═══ DATA SEGMENT ═══

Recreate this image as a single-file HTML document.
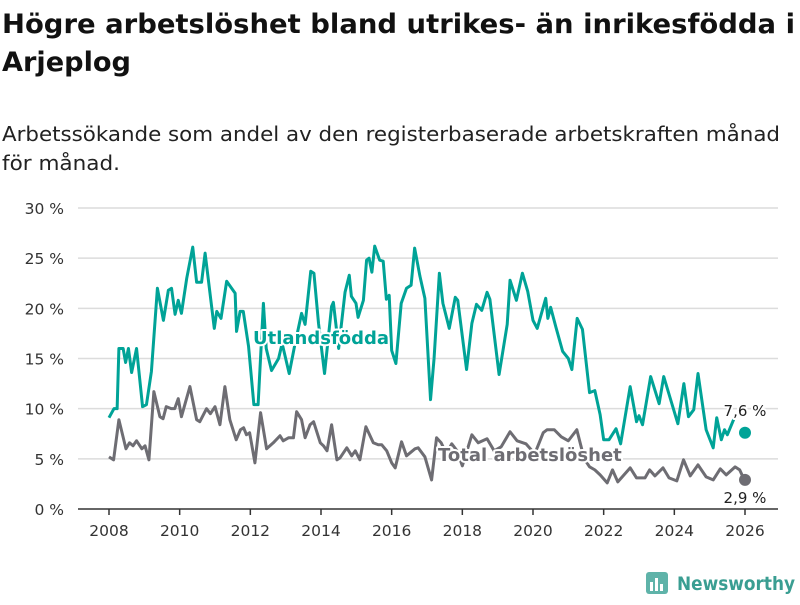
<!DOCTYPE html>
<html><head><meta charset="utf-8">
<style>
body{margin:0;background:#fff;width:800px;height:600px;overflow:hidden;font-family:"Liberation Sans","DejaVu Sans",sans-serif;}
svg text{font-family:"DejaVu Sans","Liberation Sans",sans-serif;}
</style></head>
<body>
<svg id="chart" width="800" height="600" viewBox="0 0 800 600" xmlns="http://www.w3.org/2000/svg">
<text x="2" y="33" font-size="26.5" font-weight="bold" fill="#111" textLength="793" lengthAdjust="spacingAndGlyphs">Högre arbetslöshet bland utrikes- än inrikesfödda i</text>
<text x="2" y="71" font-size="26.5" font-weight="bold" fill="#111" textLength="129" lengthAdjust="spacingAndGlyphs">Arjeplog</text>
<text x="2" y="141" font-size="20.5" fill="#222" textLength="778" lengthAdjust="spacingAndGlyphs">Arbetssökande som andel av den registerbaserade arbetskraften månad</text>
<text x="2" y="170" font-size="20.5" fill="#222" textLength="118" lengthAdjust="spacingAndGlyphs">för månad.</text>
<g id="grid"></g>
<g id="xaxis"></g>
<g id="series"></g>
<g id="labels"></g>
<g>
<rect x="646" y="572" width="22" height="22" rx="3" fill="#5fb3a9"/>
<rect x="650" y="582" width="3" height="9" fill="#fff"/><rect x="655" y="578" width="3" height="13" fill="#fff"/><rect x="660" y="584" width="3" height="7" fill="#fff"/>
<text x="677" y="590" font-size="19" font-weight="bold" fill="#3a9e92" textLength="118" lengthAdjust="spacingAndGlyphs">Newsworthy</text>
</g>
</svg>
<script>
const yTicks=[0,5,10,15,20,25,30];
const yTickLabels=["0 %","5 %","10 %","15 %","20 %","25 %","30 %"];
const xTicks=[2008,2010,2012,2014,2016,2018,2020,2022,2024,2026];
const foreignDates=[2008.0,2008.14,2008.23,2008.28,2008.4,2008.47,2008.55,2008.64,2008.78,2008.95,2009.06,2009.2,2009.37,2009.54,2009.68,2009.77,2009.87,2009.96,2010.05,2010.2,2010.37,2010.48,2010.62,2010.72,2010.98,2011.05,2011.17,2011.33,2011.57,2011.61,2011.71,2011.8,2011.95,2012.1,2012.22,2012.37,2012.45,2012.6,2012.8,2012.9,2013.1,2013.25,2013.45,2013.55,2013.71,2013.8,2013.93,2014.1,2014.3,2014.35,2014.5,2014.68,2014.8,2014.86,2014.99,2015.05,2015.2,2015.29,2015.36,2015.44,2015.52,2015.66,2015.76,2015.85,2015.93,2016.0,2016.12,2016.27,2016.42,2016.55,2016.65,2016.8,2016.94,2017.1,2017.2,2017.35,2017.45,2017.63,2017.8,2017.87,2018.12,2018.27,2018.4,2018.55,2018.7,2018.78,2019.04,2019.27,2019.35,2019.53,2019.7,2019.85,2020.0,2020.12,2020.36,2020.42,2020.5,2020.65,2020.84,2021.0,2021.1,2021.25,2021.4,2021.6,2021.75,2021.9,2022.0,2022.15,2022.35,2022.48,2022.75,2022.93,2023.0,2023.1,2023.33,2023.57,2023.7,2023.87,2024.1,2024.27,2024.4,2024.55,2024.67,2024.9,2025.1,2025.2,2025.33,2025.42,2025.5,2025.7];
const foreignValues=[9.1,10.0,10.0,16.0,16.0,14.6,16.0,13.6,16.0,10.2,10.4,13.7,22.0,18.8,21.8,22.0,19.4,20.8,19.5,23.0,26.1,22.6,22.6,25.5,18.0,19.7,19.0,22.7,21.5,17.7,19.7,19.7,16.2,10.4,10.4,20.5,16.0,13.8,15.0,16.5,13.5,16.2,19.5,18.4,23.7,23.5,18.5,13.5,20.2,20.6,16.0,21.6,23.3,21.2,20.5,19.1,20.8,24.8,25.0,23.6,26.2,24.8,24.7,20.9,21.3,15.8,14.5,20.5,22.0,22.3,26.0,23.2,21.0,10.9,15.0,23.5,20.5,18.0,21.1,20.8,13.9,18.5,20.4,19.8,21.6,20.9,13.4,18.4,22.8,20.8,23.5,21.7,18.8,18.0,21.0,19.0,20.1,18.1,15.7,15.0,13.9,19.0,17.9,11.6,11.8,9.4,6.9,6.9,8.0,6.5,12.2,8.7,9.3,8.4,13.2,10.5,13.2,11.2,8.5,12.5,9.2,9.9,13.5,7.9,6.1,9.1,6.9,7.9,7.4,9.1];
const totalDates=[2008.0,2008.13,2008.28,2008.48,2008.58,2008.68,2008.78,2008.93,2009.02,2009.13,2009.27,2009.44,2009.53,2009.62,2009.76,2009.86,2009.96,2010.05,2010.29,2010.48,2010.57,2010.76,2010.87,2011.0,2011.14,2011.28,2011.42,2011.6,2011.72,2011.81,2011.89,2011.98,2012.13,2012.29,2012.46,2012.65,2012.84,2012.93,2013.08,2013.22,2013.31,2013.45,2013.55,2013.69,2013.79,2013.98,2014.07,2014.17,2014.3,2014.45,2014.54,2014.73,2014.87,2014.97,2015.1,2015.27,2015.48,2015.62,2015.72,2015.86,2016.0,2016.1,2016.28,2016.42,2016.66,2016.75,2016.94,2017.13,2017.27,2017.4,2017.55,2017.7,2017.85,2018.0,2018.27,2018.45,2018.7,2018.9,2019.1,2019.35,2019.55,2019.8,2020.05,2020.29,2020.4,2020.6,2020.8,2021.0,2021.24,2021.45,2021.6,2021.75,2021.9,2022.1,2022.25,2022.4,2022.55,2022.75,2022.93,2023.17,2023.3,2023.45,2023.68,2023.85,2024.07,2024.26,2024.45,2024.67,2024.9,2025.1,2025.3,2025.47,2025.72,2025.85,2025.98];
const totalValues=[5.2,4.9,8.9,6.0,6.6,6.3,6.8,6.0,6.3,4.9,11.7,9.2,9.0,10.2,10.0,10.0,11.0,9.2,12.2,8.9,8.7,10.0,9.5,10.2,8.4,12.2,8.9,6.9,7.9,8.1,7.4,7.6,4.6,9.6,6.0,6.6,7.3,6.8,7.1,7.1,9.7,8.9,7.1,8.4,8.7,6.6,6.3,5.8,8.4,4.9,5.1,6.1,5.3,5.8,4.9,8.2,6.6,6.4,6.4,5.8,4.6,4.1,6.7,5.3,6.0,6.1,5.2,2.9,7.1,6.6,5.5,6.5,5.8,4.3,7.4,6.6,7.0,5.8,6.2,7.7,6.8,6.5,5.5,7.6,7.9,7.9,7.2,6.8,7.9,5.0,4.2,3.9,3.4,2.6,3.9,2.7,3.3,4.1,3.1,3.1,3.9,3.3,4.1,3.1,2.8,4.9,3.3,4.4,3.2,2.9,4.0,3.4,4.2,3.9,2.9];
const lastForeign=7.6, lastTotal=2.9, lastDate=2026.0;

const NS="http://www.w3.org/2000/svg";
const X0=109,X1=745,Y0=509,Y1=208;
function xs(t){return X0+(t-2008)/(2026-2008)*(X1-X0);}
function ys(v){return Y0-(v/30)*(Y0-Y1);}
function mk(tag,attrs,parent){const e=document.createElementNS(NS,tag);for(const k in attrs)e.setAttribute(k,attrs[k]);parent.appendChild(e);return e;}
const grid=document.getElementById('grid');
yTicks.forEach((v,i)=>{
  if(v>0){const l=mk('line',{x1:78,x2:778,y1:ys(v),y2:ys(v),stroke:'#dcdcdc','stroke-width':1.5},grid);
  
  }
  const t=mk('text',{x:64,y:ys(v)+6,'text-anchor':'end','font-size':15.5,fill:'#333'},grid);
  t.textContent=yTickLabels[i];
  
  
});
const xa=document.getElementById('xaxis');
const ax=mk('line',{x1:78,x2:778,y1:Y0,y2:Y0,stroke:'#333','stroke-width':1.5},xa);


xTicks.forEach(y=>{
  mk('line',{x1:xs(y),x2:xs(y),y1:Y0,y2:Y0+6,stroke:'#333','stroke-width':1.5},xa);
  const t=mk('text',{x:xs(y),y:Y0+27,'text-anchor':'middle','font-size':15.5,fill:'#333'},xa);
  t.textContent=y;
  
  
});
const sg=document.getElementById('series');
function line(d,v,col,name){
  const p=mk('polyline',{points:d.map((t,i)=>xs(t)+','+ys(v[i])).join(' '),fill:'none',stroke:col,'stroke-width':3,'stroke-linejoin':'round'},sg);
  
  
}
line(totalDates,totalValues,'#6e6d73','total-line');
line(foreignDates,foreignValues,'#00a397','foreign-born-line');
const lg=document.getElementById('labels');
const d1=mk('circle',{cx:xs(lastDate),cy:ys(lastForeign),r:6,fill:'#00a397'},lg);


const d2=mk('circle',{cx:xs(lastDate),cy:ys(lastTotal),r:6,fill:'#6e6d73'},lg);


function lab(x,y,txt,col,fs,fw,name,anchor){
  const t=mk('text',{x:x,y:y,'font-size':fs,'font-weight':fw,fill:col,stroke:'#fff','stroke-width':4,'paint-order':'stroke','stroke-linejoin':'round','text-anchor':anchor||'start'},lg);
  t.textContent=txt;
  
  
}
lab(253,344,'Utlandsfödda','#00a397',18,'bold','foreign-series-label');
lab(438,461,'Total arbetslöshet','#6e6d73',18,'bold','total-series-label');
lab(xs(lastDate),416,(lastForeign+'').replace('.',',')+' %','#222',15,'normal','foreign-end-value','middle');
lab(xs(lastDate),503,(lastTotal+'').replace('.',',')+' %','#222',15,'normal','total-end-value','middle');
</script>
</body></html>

═══

§ **PROBLEM STATEMENT**:
Report all lines of the material that contain the word "document".

§ **SOLUTION FOR THIS PROBLEM**:
Recreate this image as a single-file HTML document.
function mk(tag,attrs,parent){const e=document.createElementNS(NS,tag);for(const k in attrs)e.setAttribute(k,attrs[k]);parent.appendChild(e);return e;}
const grid=document.getElementById('grid');
const xa=document.getElementById('xaxis');
const sg=document.getElementById('series');
const lg=document.getElementById('labels');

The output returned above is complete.